Down on earth, the poor are all either factory workers, health care employees, or thieves and criminals from the looks of things. Except for those poor people who are simply poor and in need of medical attention. Because that’s what this film all boils down to: The Poor People need Health Care and the Rich People are Monopolizing Access.
Matt Damon and Alice Braga do what they can to humanize the 1-note cartoon characters they are playing, while Jodie Foster seethes and hisses in a bizarre accent so silly I’m surprised she didn’t have a mustache she could twirl. Sharlto Copley is an evil bastard with absolutely no redeeming value, lifted directly from the Road Warrior, and brings the only real energy to the film.
With such ridiculous cardboard characters lacking pretty much all emotional and psychological depth, the film wasn’t necessarily doomed. There are numerous examples of simplified morality tales of class conflict in the genre that work with effortless charm. Escape from New York leaps immediately to mind. The recent Lockout is another. But what both of those films had that Elysium lacks is a sense of fun and adventure.
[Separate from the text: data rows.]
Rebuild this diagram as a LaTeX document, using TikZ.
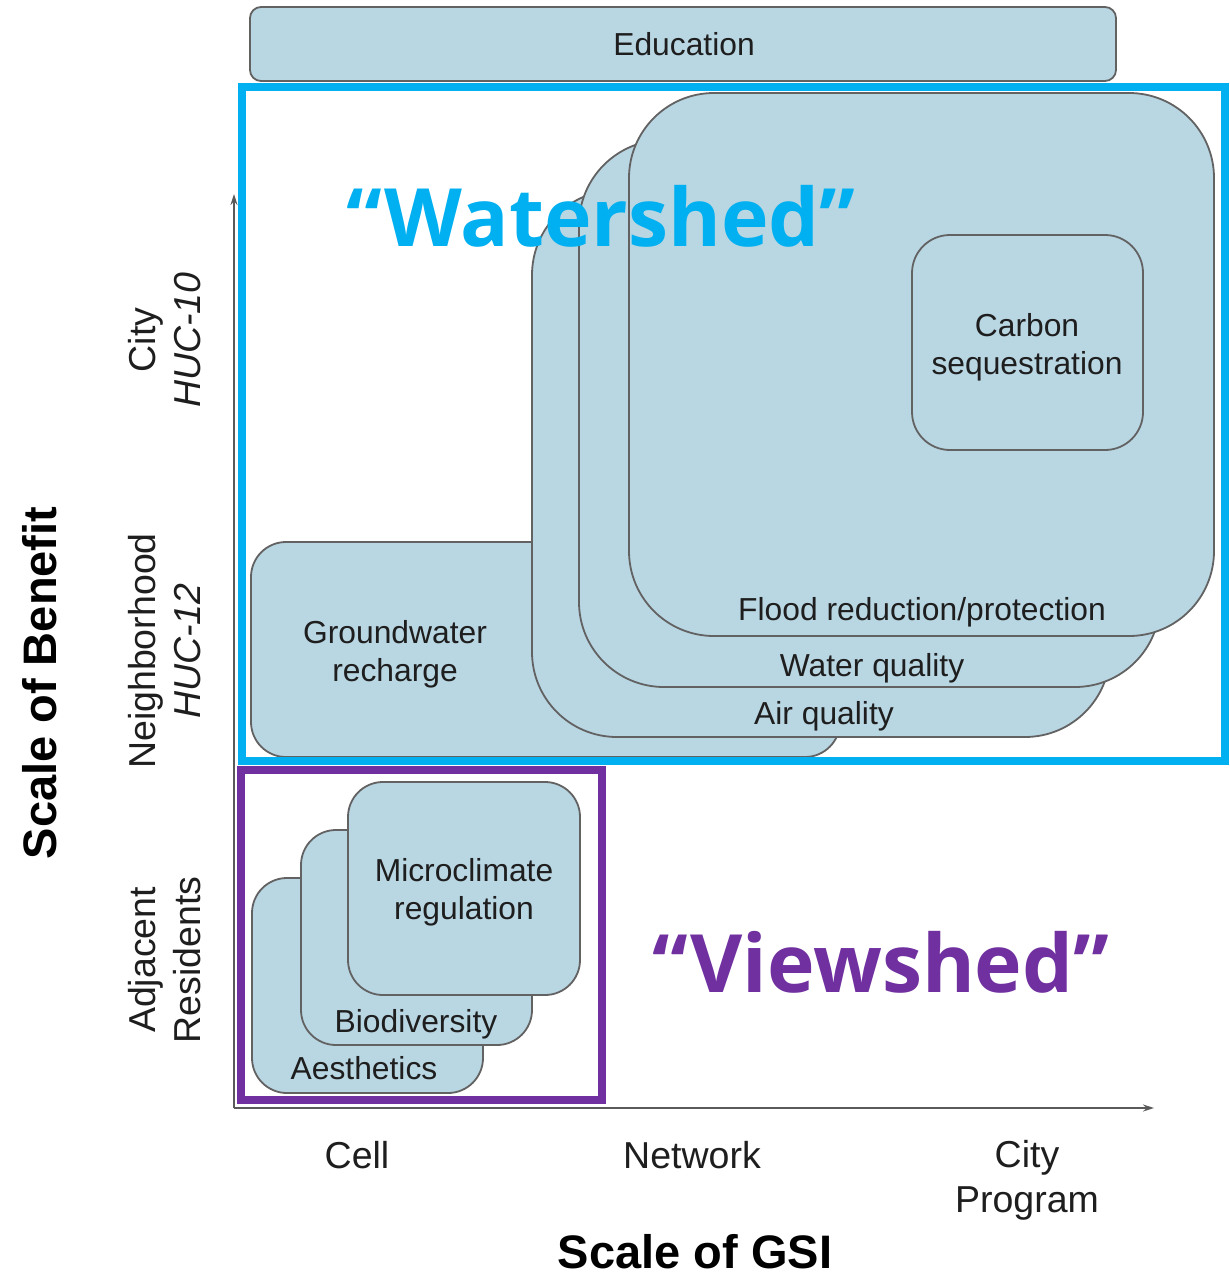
\documentclass[tikz,border=0pt]{standalone}
\usepackage{fontspec}
\setmainfont{Liberation Sans}
\newfontfamily\shedfont[Ligatures=TeX]{Open Sans}
\usetikzlibrary{arrows.meta}
\definecolor{boxfill}{HTML}{B9D6E3}
\definecolor{boxline}{HTML}{626262}
\definecolor{wscyan}{HTML}{00B0F0}
\definecolor{vspurple}{HTML}{7030A0}
\definecolor{axisgray}{HTML}{5A5A5A}
\definecolor{txt}{HTML}{1E1E1E}
\begin{document}
\begin{tikzpicture}[x=1pt,y=-1pt,
  box/.style={draw=boxline, line width=1.8pt, fill=boxfill, inner sep=0pt, outer sep=0pt, rectangle},
  bigbox/.style={box, rounded corners=85pt},
  smallbox/.style={box, rounded corners=35pt},
  boxtext/.style={text=txt, font=\fontsize{31.8}{38}\selectfont, align=center, inner sep=0pt},
  ticktext/.style={text=txt, font=\fontsize{37.5}{45}\selectfont, align=center, inner sep=0pt},
  axistitle/.style={text=black, font=\fontsize{47}{56}\selectfont\bfseries, inner sep=0pt},
  shedtext/.style={font=\shedfont\bfseries\fontsize{80.5}{96}\selectfont, inner sep=0pt},
  axisline/.style={draw=axisgray, line width=1.6pt, -{Stealth[length=11pt,width=7pt]}},
  frame/.style={line width=7.5pt}]
\useasboundingbox (0,0) rectangle (1229,1276);
\fill[white] (0,0) rectangle (1229,1276);

% axes
\coordinate (origin) at (234,1108);
\coordinate (ytip) at (234,194);
\coordinate (xtip) at (1154,1108);
\draw[axisline] (origin) -- (ytip);
\draw[axisline] (origin) -- (xtip);

% Education
\node[box, rounded corners=11pt, minimum width=866pt, minimum height=74pt] (edu) at (683,44) {};
\node[boxtext, anchor=base] (edut) at (684,56) {Education};

% watershed boxes
\node[box, rounded corners=35pt, minimum width=589pt, minimum height=215pt] (gw) at (545.5,649.5) {};
\node[bigbox, minimum width=578pt, minimum height=547pt] (air) at (821,463.5) {};
\node[bigbox, minimum width=581pt, minimum height=547pt] (water) at (869.5,413.5) {};
\node[bigbox, minimum width=585pt, minimum height=543pt] (flood) at (921.5,364.5) {};
\node[box, rounded corners=38pt, minimum width=231pt, minimum height=215pt] (carbon) at (1027.5,342.5) {};

\node[boxtext] (gwt) at (395,654) {Groundwater\\recharge};
\node[boxtext, anchor=base] (airt) at (824,724) {Air quality};
\node[boxtext, anchor=base] (watert) at (872,676) {Water quality};
\node[boxtext, anchor=base] (floodt) at (922,620) {Flood reduction/protection};
\node[boxtext] (carbont) at (1027,347) {Carbon\\sequestration};

% viewshed boxes
\node[smallbox, minimum width=231pt, minimum height=215pt] (aes) at (367.5,985.5) {};
\node[smallbox, minimum width=231pt, minimum height=215pt] (bio) at (416.5,937.5) {};
\node[smallbox, minimum width=232pt, minimum height=213pt] (micro) at (464,888.5) {};
\node[boxtext, anchor=base] (aest) at (364,1079) {Aesthetics};
\node[boxtext, anchor=base] (biot) at (416,1032) {Biodiversity};
\node[boxtext] (microt) at (464,892) {Microclimate\\regulation};

% frames
\node[draw=wscyan, frame, inner sep=0pt, minimum width=983pt, minimum height=674pt] (wsframe) at (733.5,424) {};
\node[draw=vspurple, frame, inner sep=0pt, minimum width=361pt, minimum height=330pt] (vsframe) at (421.5,935) {};

\node[shedtext, text=wscyan, anchor=base] (wstext) at (601,246) {“Watershed”};
\node[shedtext, text=vspurple, anchor=base] (vstext) at (881,992) {“Viewshed”};

% axis labels
\node[ticktext, anchor=base] (cell) at (357,1168) {Cell};
\node[ticktext, anchor=base] (net) at (692,1168) {Network};
\node[ticktext] (cityp) at (1027,1180) {City\\Program};
\node[axistitle, anchor=base] (gsi) at (695,1268) {Scale of GSI};

\node[ticktext, rotate=90] (cityl) at (165,340) {City\\\textit{HUC-10}};
\node[ticktext, rotate=90] (neigh) at (165,651) {Neighborhood\\\textit{HUC-12}};
\node[ticktext, rotate=90] (adj) at (165,960) {Adjacent\\Residents};
\node[axistitle, rotate=90] (benefit) at (40,683) {Scale of Benefit};
\end{tikzpicture}
\end{document}
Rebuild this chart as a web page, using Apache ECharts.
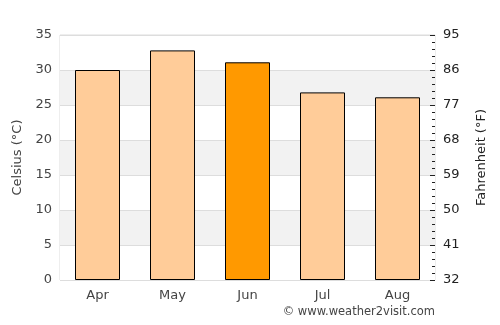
<!DOCTYPE html>
<html>
<head>
<meta charset="utf-8">
<script src="https://cdn.jsdelivr.net/npm/echarts@6/dist/echarts.min.js"></script>
<style>
  html, body { margin: 0; padding: 0; background: #fff; }
  #chart { width: 500px; height: 325px; }
</style>
</head>
<body>
<div id="chart"></div>
<script>
const months = ['Apr', 'May', 'Jun', 'Jul', 'Aug'];
const tempC = [30, 32.8, 31.1, 26.8, 26.1];
const highlightMonth = 'Jun';

const FONT = 'DejaVu Sans';
const chart = echarts.init(document.getElementById('chart'), null, { renderer: 'canvas' });

const barData = months.map((m, i) => ({
  value: tempC[i],
  itemStyle: { color: m === highlightMonth ? '#ff9900' : '#ffcc99' }
}));

const option = {
  animation: false,
  backgroundColor: '#fff',
  textStyle: { fontFamily: FONT },
  grid: {
    left: 60, right: 65, top: 35, bottom: 45,
    show: true, borderColor: '#dddddd', borderWidth: 1
  },
  xAxis: {
    type: 'category',
    data: months,
    axisLine: { show: false },
    axisTick: { show: false },
    axisLabel: { color: '#444', fontSize: 13, margin: 9, fontFamily: FONT }
  },
  yAxis: [
    {
      type: 'value',
      min: 0, max: 35, interval: 5,
      name: 'Celsius (°C)',
      nameLocation: 'middle',
      nameGap: 36,
      nameTextStyle: { color: '#444', fontSize: 13, fontFamily: FONT },
      axisLine: { show: false },
      axisTick: { show: false },
      axisLabel: { color: '#444', fontSize: 13, margin: 8, fontFamily: FONT },
      splitLine: { show: true, lineStyle: { color: '#dddddd', width: 1 } },
      splitArea: { show: true, areaStyle: { color: ['#ffffff', '#f2f2f2'] } }
    },
    {
      type: 'value',
      position: 'right',
      min: 0, max: 35, interval: 5,
      name: 'Fahrenheit (°F)',
      nameLocation: 'middle',
      nameGap: 40,
      nameTextStyle: { color: '#222', fontSize: 13, fontFamily: FONT },
      axisLine: { show: false },
      axisTick: { show: true, inside: true, length: 5, lineStyle: { color: '#222' } },
      minorTick: { show: true, splitNumber: 5, length: 3, lineStyle: { color: '#222' } },
      axisLabel: {
        color: '#222', fontSize: 13, margin: 8, fontFamily: FONT,
        formatter: v => String(Math.round(v * 9 / 5 + 32))
      },
      splitLine: { show: false },
      splitArea: { show: false }
    }
  ],
  series: [
    {
      type: 'bar',
      yAxisIndex: 0,
      data: barData,
      barWidth: '60%',
      itemStyle: { borderColor: '#000', borderWidth: 1 }
    }
  ],
  graphic: [
    {
      type: 'text',
      right: 65,
      top: 306,
      style: {
        text: '© www.weather2visit.com',
        fill: '#444',
        font: '11.5px "DejaVu Sans"'
      }
    }
  ]
};

chart.setOption(option);
</script>
</body>
</html>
Elysium is so full of self-importance that even Matt Damon’s attempts to provide some sort of heart are undermined by the melodramatic inclusion of the obligatory sick child that needs protecting and the needless “You were put here for a reason” speech by the nuns who took care of him as (wait for it) an orphan.
The action sequences are only partially effective – at least so long as Blomkamp sticks to the long shots recalling Vietnam helicopter gunmen machine gunning people on the ground. When the action moves to close-up, hand-to-hand combat, the use of handheld cameras makes it impossible to tell what is going on.
As for the mechanics of the actual plot, the less said the better. Briefly, it seems that the President of Elysium is determined by whoever has their name listed in the Elysium computer system as President. There’s no indication of political process involved and whoever is tagged as President in the computer controls all the robots and thus, Elysium. And apparently there is no legal structure in place to counter the clumsy hacking of the system and rebooting (in less time than my home computer) of the ENTIRE ELYSIUM SPACE STATION COMPUTER SYSTEMS.
Once the system is hacked, the new rulers apparently just need to keep an armed guard on duty at all times to prevent anyone else from hacking and rebooting the system. Honestly, it’s all so stupid I’m amazed that there was a writer credit claimed by anyone, much less the director. Was his wife and co-writer of District 9, Terri Tatchell, unavailable to look over this mess?
It’s like a Blomkamp-wannabe made this film after watching District 9 and completely missed everything that made that film work: The over-the-top gore humor, the sympathetic lead whose beliefs change (along with the other changes) as the story develops, and an ending that while hopeful, retains a sense of drama and tragedy. Elysium is a dumbed-down attempt at social relevancy with mishandled action sequences and clichés for characters, demonstrating a complete lack of understanding of politics, psychology, medicine, and economics. If it weren’t for the beautiful design work of Philip Ivey, there would be nothing worth noting about this latest addition to a heart-breakingly bleak summer of Science Fiction Cinema (it should be noted, however, that it is still better than the nostalgia clusterfuck that was Star Trek into Darkness and the mass-murder porn of Man of Steel).